Five, I am much oblige sir. That is one hell of a compliment to have someone dupe one of my concoctions. You made it even more WIN with the sides too! You aced it man!!

Fear not about posting about the salad....not just for wimps. In fact I was thinking about starting a salad thread. I only eat the
"bad" food friday and saturday. Lots of veggies during the week. I love pickled 'peno's in my salads. Serrano's too!

Cheers, TB.
 
I believe I will be making this in the next day or so. I just spied some fresh Steelhead flanks at my local grocery. I can't wait to try it. Thanks for bumping this thread to refresh my memory.
 
Well I made this tonight. The piece of Steelhead broke down to five fillets and I cooked them according to TB's recipe with the addition of some sweet onion and a good heaping tablespoon of garlic. It turned out terrific. I didn't take pictures, but it looked pretty much the same as the others. Nice recipe TB.
 
JayT said:
Well I made this tonight. The piece of Steelhead broke down to five fillets and I cooked them according to TB's recipe with the addition of some sweet onion and a good heaping tablespoon of garlic. It turned out terrific. I didn't take pictures, but it looked pretty much the same as the others. Nice recipe TB.
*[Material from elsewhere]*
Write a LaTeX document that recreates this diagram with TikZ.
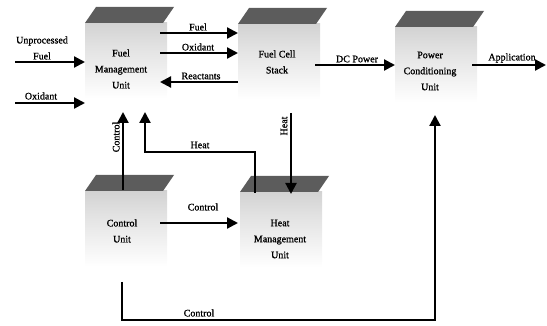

Thanks JayT. Now you absolutely have to try the same fish the same way but with a cream sauce with sweet thai chile.

Cheers, TB.
 
texas blues said:
Thanks JayT. Now you absolutely have to try the same fish the same way but with a cream sauce with sweet thai chile.

Cheers, TB.

Well, I thought back to what you suggested TB, and when a friend told me he had some fresh trout for me (just caught that morning), I jumped at it. Here are the results. I only got one shot of the trout cooking, but there were 7 (6 rainbows and a brook). I filleted them and dredged them in seasoned flour. Let them sit for about 15 minutes then panfried them in a mix of butter and olive oil. After they were all fried, I put them in the oven o keep warm and made the sauce. The sauce consisted of more butter, heavy cream, Mae Ploy sweet Thai chile sauce, and some homemade Thai chile powder. I then piled the trout onto some brown rice seasoned with garlic, sea salt, cracked pepper, and more of the Thai powder. Poured the sauce over top and sprinkled with some chopped cilantro and purple basil. Voila:

trout.jpg

Thaicreamsauce.jpg

Finished1.jpg
 
JayT said:
One more: This stuff was awesome!

Finished2-1.jpg

Two thumbs WAAAAAY upt JayT! Looks so righteous that I gratuitously quoted just to bring the piccy back around. The thai sweet chile cream sauce is a monster! I love it!

Salute', TB.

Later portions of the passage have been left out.